Libertad y democracia han sido eje rector de la lucha de los pueblos que han logrado los niveles más altos de gobierno y bienestar. Libertad para decidir sus destinos frente al exterior, pero también frente al yugo interno de los gobiernos autoritarios. Democracia en la forma libre de organizar su presente y su futuro.
Los buenos ejemplos no se acotan a una región o historia en particular, pues igual encontramos regímenes con sólidas bases democráticas en países como Canadá, en los nórdicos, en los mares del sur, como Nueva Zelanda y Australia, o en América Latina, como en Costa Rica y Uruguay, lo que indica que no necesariamente tiene que ver con una historia y tradición sino con un modelo que ha resultado el más convincente y efectivo para quienes lo seleccionan y lo implementan.
En México no hemos estado ajenos a esta búsqueda y a lo largo de los últimos dos siglos, con traspiés y en muchos casos a base de acierto y error, hemos intentado modelar un destino democrático construyendo un modelo que privilegie la democracia como forma de gobierno y las libertades ciudadanos como imperativo del Estado.
Democracia y libertad no son destino fatal. No todos los pueblos habrán de terminar en esta forma de gobierno; peor aún, como en el juego de serpientes y escaleras, también en la historia de los pueblos existen descalabros monumentales, incluso por decisión de mayorías como les sucedió a los griegos cuando decidieron atacar Esparta, lo que significó su auto destrucción o como sucedió en el siglo XX en muchos países de America Latina en donde los militares pusieron en pausa la democracia.
En el siglo XX presenciamos el rotundo fracaso de regímenes centralizados, con escasos márgenes de maniobra para el ciudadano y amplio control del Estado. Sus resultados en términos de bienestar y satisfacción ciudadana fueron desastrosos. La caída de la Unión Soviética y de los gobiernos de Europa del Este fueron la mejor prueba. China dejo el modelo socialista por el capitalismo de Estado, con lo que se colocó en otra pista.

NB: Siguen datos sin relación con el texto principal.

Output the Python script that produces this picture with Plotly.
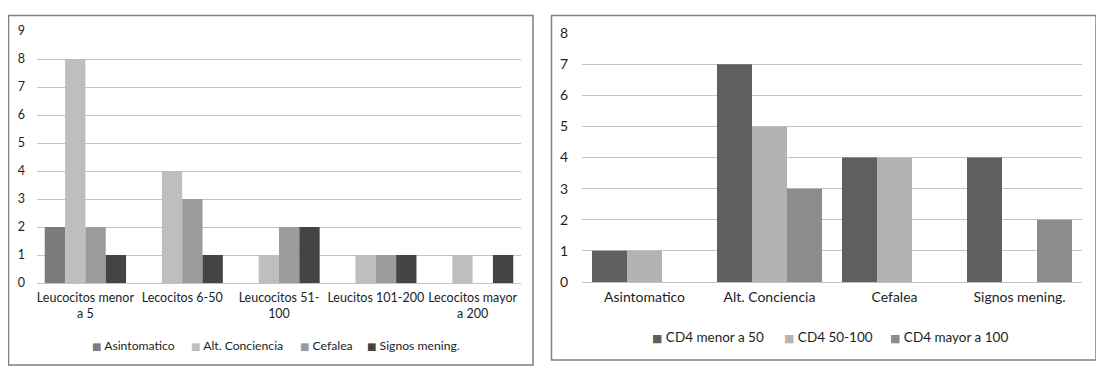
import plotly.graph_objects as go

# ---- Left chart data ----
left_categories = ["Leucocitos menor<br>a 5", "Lecocitos 6-50", "Leucocitos 51-<br>100",
                   "Leucitos 101-200", "Lecocitos mayor<br>a 200"]
left_series = ["Asintomatico", "Alt. Conciencia", "Cefalea", "Signos mening."]
left_asintomatico = [2, 0, 0, 0, 0]
left_alt_conciencia = [8, 4, 1, 1, 1]
left_cefalea = [2, 3, 2, 1, 0]
left_signos = [1, 1, 2, 1, 1]
left_colors = ["#7b7b7b", "#bebebe", "#9b9b9b", "#444444"]
left_ticks = list(range(0, 10))

# ---- Right chart data ----
right_categories = ["Asintomatico", "Alt. Conciencia", "Cefalea", "Signos mening."]
right_series = ["CD4 menor a 50", "CD4 50-100", "CD4 mayor a 100"]
right_menor50 = [1, 7, 4, 4]
right_50_100 = [1, 5, 4, 0]
right_mayor100 = [0, 3, 0, 2]
right_colors = ["#5f5f5f", "#b3b3b3", "#8c8c8c"]
right_ticks = list(range(0, 9))

# page body has an 8px default margin; figure sized to fit the 1104x376 window
OFF = 8
W, H = 1104 - OFF, 376 - OFF
FONT = "Lato"

def px_x(x):
    return (x - OFF) / W

def px_y(y):
    return 1 - (y - OFF) / H

# legend entry start positions (window pixels, left edge of the square) and centers
left_leg_x = [90, 189, 298, 365]
right_leg_x = [650, 782, 888]
LEFT_LEG_Y, RIGHT_LEG_Y = 345, 337

fig = go.Figure()
annotations = []

left_values = [left_asintomatico, left_alt_conciencia, left_cefalea, left_signos]
for name, vals, col, lx in zip(left_series, left_values, left_colors, left_leg_x):
    fig.add_trace(go.Bar(x=left_categories, y=vals, name=name, marker_color=col,
                         marker_line_width=0, xaxis="x", yaxis="y", showlegend=False))
    annotations.append(dict(
        xref="paper", yref="paper", x=px_x(lx), y=px_y(LEFT_LEG_Y),
        xanchor="left", yanchor="middle", showarrow=False,
        text=f"<span style='color:{col};font-family:DejaVu Sans;font-size:10px'>■</span> {name}",
        font=dict(size=12.2)))

right_values = [right_menor50, right_50_100, right_mayor100]
for name, vals, col, lx in zip(right_series, right_values, right_colors, right_leg_x):
    fig.add_trace(go.Bar(x=right_categories, y=vals, name=name, marker_color=col,
                         marker_line_width=0, xaxis="x2", yaxis="y2", showlegend=False))
    annotations.append(dict(
        xref="paper", yref="paper", x=px_x(lx), y=px_y(RIGHT_LEG_Y),
        xanchor="left", yanchor="middle", showarrow=False,
        text=f"<span style='color:{col};font-family:DejaVu Sans;font-size:11px'>■</span> {name}",
        font=dict(size=13.5)))

grid = "#c4c4c4"
fig.update_layout(
    width=W, height=H, autosize=False,
    margin=dict(l=0, r=0, t=0, b=0, pad=0, autoexpand=False),
    paper_bgcolor="white", plot_bgcolor="white",
    font=dict(family=FONT, color="#1e1e1e"),
    barmode="group", bargap=0.16, bargroupgap=0,
    showlegend=False,
    xaxis=dict(domain=[px_x(37), px_x(521)], anchor="y", showgrid=False, automargin=False,
               showline=False, ticks="", tickfont=dict(size=12.5), tickangle=0,
               ticklabelstandoff=5),
    yaxis=dict(domain=[px_y(283), px_y(31)], anchor="x", range=[0, 9], automargin=False,
               tickvals=left_ticks, showgrid=True, gridcolor=grid, gridwidth=1,
               zeroline=True, zerolinecolor=grid, zerolinewidth=1,
               showline=False, ticks="", tickfont=dict(size=12.5), ticklabelstandoff=11),
    xaxis2=dict(domain=[px_x(582), px_x(1082)], anchor="y2", showgrid=False, automargin=False,
                showline=False, ticks="", tickfont=dict(size=14), tickangle=0,
                ticklabelstandoff=5),
    yaxis2=dict(domain=[px_y(282), px_y(33)], anchor="x2", range=[0, 8], automargin=False,
                tickvals=right_ticks, showgrid=True, gridcolor=grid, gridwidth=1,
                zeroline=True, zerolinecolor=grid, zerolinewidth=1,
                showline=False, ticks="", tickfont=dict(size=14), ticklabelstandoff=13),
    annotations=annotations,
    shapes=[
        dict(type="rect", xref="paper", yref="paper",
             x0=px_x(8.5), x1=px_x(533), y0=px_y(365), y1=px_y(15.5),
             line=dict(color="#7f7f7f", width=1.5), fillcolor="rgba(0,0,0,0)"),
        dict(type="rect", xref="paper", yref="paper",
             x0=px_x(551.5), x1=px_x(1096), y0=px_y(360), y1=px_y(15.5),
             line=dict(color="#7f7f7f", width=1.5), fillcolor="rgba(0,0,0,0)"),
    ],
)

fig.write_html("out.html")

Hoy en día nadie lucha por implantar o vender un régimen socialista, pero eso no impide que existan vestigios del pasado que se sostienen en modelos e ideologías de probada ineficacia. Es el caso de países como Venezuela, Cuba o Nicaragua, en donde el principal indicador no es la certidumbre teórica o ética del modelo, sino la bajísima calidad de vida de los habitantes del país.
Por alguna razón, - no suficientemente explicada por los estudiosos ni entendida por los políticos – los partidos políticos y sus operadores han caído de la gracias de sus poblaciones y han generado un descrédito de la política en un gran número de democracias. Nadie puede garantizar hoy en día que la democracia sea la mejor forma de gobierno.
Hace cincuenta años el mundo era bipolar. La Unión Soviética se derrumbó y Rusia - lo que quedó de la gran potencia-, se convirtió nominalmente en una democracia. Para muchos esto marcaba el inicio de una era de democratización mundial, en cierta forma liderada por Estados Unidos. Cincuenta años después, las otrora potencias enemigas, eran gobernadas por dos políticos (Trump y Putin) más con perfil de peleador callejero que de lideres de la democracia del siglo XXI. Y ambos llegaron al poder por las urnas. La democracia tampoco garantiza la calidad de los líderes.
Esta historia pone más que en evidencia la falibilidad y fragilidad de las democracias y la ausencia de certidumbre en relación con su continuidad. Nada ni nadie puede garantizar la continuidad democrática, salvo la propia institucionalidad democrática.
Hoy en día la mejor manera de romper con la senda de la democracia no es con la desaparición de sus instituciones sino con asegurar su control. Mediante chantaje, prebendas o presiones, subyugar al legislativo, al poder judicial, a los órganos electorales, a la prensa, a las organizaciones de la sociedad civil y al sector privado.
En México estamos en la peligrosa senda del desmantelamiento de las instituciones democráticas, reducidos niveles de tolerancia y bajos márgenes de legalidad por parte de la autoridad. Ahí nos ha colocado el gobierno de la 4T. No somos la Rusia de Putin ni la Venezuela de Maduro, pero estamos lejos de parecernos a Uruguay o a Nueva Zelanda. Nos espera una larga lucha - que transita por los medios de comunicación y la libertad de prensa – para retomar la senda y recuperar nuestro futuro democrático. Lo que no hagamos los mexicanos por nuestra democracia y nuestra libertad, no lo hará nadie más.